REQUEST = Write out the full listing again, exactly as it stands.

* Begin *

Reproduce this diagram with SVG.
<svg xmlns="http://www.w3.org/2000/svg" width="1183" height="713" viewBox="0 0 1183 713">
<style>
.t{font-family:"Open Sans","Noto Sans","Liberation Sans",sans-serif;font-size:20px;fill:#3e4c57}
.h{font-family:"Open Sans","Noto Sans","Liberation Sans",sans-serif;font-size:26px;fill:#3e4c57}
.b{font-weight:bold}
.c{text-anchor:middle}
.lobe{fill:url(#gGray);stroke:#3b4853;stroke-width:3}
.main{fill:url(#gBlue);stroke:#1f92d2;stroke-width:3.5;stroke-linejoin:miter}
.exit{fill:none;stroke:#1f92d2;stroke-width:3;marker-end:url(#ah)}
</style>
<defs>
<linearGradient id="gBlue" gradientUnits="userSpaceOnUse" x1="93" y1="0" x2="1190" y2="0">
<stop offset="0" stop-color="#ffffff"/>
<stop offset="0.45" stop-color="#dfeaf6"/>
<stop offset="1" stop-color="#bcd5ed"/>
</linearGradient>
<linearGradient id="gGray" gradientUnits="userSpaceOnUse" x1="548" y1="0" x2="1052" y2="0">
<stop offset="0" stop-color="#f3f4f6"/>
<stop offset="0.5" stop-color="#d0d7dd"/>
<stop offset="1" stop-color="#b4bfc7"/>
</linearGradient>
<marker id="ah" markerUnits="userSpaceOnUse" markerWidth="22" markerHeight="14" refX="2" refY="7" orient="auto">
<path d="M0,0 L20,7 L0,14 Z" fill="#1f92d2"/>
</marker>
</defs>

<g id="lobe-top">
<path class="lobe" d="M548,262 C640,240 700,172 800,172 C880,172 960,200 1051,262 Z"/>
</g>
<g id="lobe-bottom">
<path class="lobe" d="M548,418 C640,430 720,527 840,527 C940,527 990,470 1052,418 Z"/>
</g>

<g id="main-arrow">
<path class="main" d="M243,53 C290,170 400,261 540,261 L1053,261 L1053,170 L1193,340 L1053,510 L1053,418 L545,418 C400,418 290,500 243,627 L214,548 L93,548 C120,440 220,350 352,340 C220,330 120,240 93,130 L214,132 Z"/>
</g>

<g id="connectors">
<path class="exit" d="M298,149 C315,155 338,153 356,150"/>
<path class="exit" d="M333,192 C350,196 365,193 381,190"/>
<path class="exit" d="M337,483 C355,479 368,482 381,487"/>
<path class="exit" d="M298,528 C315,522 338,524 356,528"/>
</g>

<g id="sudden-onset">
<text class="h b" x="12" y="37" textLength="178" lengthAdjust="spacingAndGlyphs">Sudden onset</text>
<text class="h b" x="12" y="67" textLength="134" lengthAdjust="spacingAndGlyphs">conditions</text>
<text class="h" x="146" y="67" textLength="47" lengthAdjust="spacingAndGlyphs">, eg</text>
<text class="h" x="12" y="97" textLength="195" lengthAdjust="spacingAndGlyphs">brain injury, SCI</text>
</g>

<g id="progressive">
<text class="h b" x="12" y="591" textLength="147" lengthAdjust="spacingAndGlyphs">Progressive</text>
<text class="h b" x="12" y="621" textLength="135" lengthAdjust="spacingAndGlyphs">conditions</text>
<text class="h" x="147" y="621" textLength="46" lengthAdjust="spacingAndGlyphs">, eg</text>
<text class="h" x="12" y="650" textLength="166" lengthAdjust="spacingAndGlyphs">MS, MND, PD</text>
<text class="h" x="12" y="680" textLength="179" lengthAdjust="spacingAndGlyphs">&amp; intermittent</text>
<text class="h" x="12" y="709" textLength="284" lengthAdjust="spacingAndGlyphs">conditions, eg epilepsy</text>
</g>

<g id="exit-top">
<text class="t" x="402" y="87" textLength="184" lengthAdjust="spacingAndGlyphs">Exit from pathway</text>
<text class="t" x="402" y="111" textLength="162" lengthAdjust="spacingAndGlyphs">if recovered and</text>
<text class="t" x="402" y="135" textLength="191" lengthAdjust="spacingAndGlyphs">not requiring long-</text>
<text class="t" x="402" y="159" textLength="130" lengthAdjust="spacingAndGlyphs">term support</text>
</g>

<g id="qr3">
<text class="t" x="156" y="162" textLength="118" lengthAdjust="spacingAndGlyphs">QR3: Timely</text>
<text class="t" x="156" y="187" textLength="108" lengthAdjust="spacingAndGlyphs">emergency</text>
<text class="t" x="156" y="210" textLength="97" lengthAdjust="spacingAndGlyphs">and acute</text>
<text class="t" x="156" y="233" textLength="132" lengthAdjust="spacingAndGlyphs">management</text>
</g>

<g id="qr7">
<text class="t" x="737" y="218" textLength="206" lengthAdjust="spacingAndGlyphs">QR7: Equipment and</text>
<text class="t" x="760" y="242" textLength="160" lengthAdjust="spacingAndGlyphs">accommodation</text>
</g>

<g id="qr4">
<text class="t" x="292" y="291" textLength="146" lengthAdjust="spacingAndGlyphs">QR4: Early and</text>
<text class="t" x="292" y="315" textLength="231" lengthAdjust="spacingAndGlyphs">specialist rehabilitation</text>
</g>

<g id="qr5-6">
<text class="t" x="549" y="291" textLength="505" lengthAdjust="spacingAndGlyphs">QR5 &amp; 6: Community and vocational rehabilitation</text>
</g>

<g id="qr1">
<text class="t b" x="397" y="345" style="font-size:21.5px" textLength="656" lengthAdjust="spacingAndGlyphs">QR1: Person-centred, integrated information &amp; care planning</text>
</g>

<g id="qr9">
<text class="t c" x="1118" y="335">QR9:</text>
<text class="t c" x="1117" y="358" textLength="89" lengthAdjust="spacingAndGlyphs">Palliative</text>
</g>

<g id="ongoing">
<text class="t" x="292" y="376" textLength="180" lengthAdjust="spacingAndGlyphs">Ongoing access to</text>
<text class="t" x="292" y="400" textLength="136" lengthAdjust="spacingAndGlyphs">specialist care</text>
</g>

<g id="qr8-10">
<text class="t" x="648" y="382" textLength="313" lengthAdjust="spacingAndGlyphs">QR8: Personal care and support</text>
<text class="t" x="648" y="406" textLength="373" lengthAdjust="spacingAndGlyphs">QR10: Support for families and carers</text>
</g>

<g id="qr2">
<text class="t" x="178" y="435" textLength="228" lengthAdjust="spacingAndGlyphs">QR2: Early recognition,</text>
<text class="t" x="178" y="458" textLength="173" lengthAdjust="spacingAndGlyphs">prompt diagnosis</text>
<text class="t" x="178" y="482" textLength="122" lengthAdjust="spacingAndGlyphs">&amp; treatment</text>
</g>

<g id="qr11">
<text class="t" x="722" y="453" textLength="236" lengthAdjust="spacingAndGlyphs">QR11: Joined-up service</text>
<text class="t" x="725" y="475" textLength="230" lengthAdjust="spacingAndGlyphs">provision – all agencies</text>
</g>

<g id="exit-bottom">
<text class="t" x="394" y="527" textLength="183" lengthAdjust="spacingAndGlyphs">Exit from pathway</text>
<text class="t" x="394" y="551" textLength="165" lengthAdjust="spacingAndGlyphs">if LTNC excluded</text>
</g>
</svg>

* End *

RIGHT ANSWER =
Reproduce this diagram with SVG.
<svg xmlns="http://www.w3.org/2000/svg" width="1183" height="713" viewBox="0 0 1183 713">
<style>
.t{font-family:"Open Sans","Noto Sans","Liberation Sans",sans-serif;font-size:20px;fill:#3e4c57}
.h{font-family:"Open Sans","Noto Sans","Liberation Sans",sans-serif;font-size:26px;fill:#3e4c57}
.b{font-weight:bold}
.c{text-anchor:middle}
.lobe{fill:url(#gGray);stroke:#3b4853;stroke-width:3}
.main{fill:url(#gBlue);stroke:#1f92d2;stroke-width:3.5;stroke-linejoin:miter}
.exit{fill:none;stroke:#1f92d2;stroke-width:3;marker-end:url(#ah)}
</style>
<defs>
<linearGradient id="gBlue" gradientUnits="userSpaceOnUse" x1="93" y1="0" x2="1190" y2="0">
<stop offset="0" stop-color="#ffffff"/>
<stop offset="0.45" stop-color="#dfeaf6"/>
<stop offset="1" stop-color="#bcd5ed"/>
</linearGradient>
<linearGradient id="gGray" gradientUnits="userSpaceOnUse" x1="548" y1="0" x2="1052" y2="0">
<stop offset="0" stop-color="#f3f4f6"/>
<stop offset="0.5" stop-color="#d0d7dd"/>
<stop offset="1" stop-color="#b4bfc7"/>
</linearGradient>
<marker id="ah" markerUnits="userSpaceOnUse" markerWidth="22" markerHeight="14" refX="2" refY="7" orient="auto">
<path d="M0,0 L20,7 L0,14 Z" fill="#1f92d2"/>
</marker>
</defs>

<g id="lobe-top">
<path class="lobe" d="M548,262 C640,240 700,172 800,172 C880,172 960,200 1051,262 Z"/>
</g>
<g id="lobe-bottom">
<path class="lobe" d="M548,418 C640,430 720,527 840,527 C940,527 990,470 1052,418 Z"/>
</g>

<g id="main-arrow">
<path class="main" d="M243,53 C290,170 400,261 540,261 L1053,261 L1053,170 L1193,340 L1053,510 L1053,418 L545,418 C400,418 290,500 243,627 L214,548 L93,548 C120,440 220,350 352,340 C220,330 120,240 93,130 L214,132 Z"/>
</g>

<g id="connectors">
<path class="exit" d="M298,149 C315,155 338,153 356,150"/>
<path class="exit" d="M333,192 C350,196 365,193 381,190"/>
<path class="exit" d="M337,483 C355,479 368,482 381,487"/>
<path class="exit" d="M298,528 C315,522 338,524 356,528"/>
</g>

<g id="sudden-onset">
<text class="h b" x="12" y="37" textLength="178" lengthAdjust="spacingAndGlyphs">Sudden onset</text>
<text class="h b" x="12" y="67" textLength="134" lengthAdjust="spacingAndGlyphs">conditions</text>
<text class="h" x="146" y="67" textLength="47" lengthAdjust="spacingAndGlyphs">, eg</text>
<text class="h" x="12" y="97" textLength="195" lengthAdjust="spacingAndGlyphs">brain injury, SCI</text>
</g>

<g id="progressive">
<text class="h b" x="12" y="591" textLength="147" lengthAdjust="spacingAndGlyphs">Progressive</text>
<text class="h b" x="12" y="621" textLength="135" lengthAdjust="spacingAndGlyphs">conditions</text>
<text class="h" x="147" y="621" textLength="46" lengthAdjust="spacingAndGlyphs">, eg</text>
<text class="h" x="12" y="650" textLength="166" lengthAdjust="spacingAndGlyphs">MS, MND, PD</text>
<text class="h" x="12" y="680" textLength="179" lengthAdjust="spacingAndGlyphs">&amp; intermittent</text>
<text class="h" x="12" y="709" textLength="284" lengthAdjust="spacingAndGlyphs">conditions, eg epilepsy</text>
</g>

<g id="exit-top">
<text class="t" x="402" y="87" textLength="184" lengthAdjust="spacingAndGlyphs">Exit from pathway</text>
<text class="t" x="402" y="111" textLength="162" lengthAdjust="spacingAndGlyphs">if recovered and</text>
<text class="t" x="402" y="135" textLength="191" lengthAdjust="spacingAndGlyphs">not requiring long-</text>
<text class="t" x="402" y="159" textLength="130" lengthAdjust="spacingAndGlyphs">term support</text>
</g>

<g id="qr3">
<text class="t" x="156" y="162" textLength="118" lengthAdjust="spacingAndGlyphs">QR3: Timely</text>
<text class="t" x="156" y="187" textLength="108" lengthAdjust="spacingAndGlyphs">emergency</text>
<text class="t" x="156" y="210" textLength="97" lengthAdjust="spacingAndGlyphs">and acute</text>
<text class="t" x="156" y="233" textLength="132" lengthAdjust="spacingAndGlyphs">management</text>
</g>

<g id="qr7">
<text class="t" x="737" y="218" textLength="206" lengthAdjust="spacingAndGlyphs">QR7: Equipment and</text>
<text class="t" x="760" y="242" textLength="160" lengthAdjust="spacingAndGlyphs">accommodation</text>
</g>

<g id="qr4">
<text class="t" x="292" y="291" textLength="146" lengthAdjust="spacingAndGlyphs">QR4: Early and</text>
<text class="t" x="292" y="315" textLength="231" lengthAdjust="spacingAndGlyphs">specialist rehabilitation</text>
</g>

<g id="qr5-6">
<text class="t" x="549" y="291" textLength="505" lengthAdjust="spacingAndGlyphs">QR5 &amp; 6: Community and vocational rehabilitation</text>
</g>

<g id="qr1">
<text class="t b" x="397" y="345" style="font-size:21.5px" textLength="656" lengthAdjust="spacingAndGlyphs">QR1: Person-centred, integrated information &amp; care planning</text>
</g>

<g id="qr9">
<text class="t c" x="1118" y="335">QR9:</text>
<text class="t c" x="1117" y="358" textLength="89" lengthAdjust="spacingAndGlyphs">Palliative</text>
</g>

<g id="ongoing">
<text class="t" x="292" y="376" textLength="180" lengthAdjust="spacingAndGlyphs">Ongoing access to</text>
<text class="t" x="292" y="400" textLength="136" lengthAdjust="spacingAndGlyphs">specialist care</text>
</g>

<g id="qr8-10">
<text class="t" x="648" y="382" textLength="313" lengthAdjust="spacingAndGlyphs">QR8: Personal care and support</text>
<text class="t" x="648" y="406" textLength="373" lengthAdjust="spacingAndGlyphs">QR10: Support for families and carers</text>
</g>

<g id="qr2">
<text class="t" x="178" y="435" textLength="228" lengthAdjust="spacingAndGlyphs">QR2: Early recognition,</text>
<text class="t" x="178" y="458" textLength="173" lengthAdjust="spacingAndGlyphs">prompt diagnosis</text>
<text class="t" x="178" y="482" textLength="122" lengthAdjust="spacingAndGlyphs">&amp; treatment</text>
</g>

<g id="qr11">
<text class="t" x="722" y="453" textLength="236" lengthAdjust="spacingAndGlyphs">QR11: Joined-up service</text>
<text class="t" x="725" y="475" textLength="230" lengthAdjust="spacingAndGlyphs">provision – all agencies</text>
</g>

<g id="exit-bottom">
<text class="t" x="394" y="527" textLength="183" lengthAdjust="spacingAndGlyphs">Exit from pathway</text>
<text class="t" x="394" y="551" textLength="165" lengthAdjust="spacingAndGlyphs">if LTNC excluded</text>
</g>
</svg>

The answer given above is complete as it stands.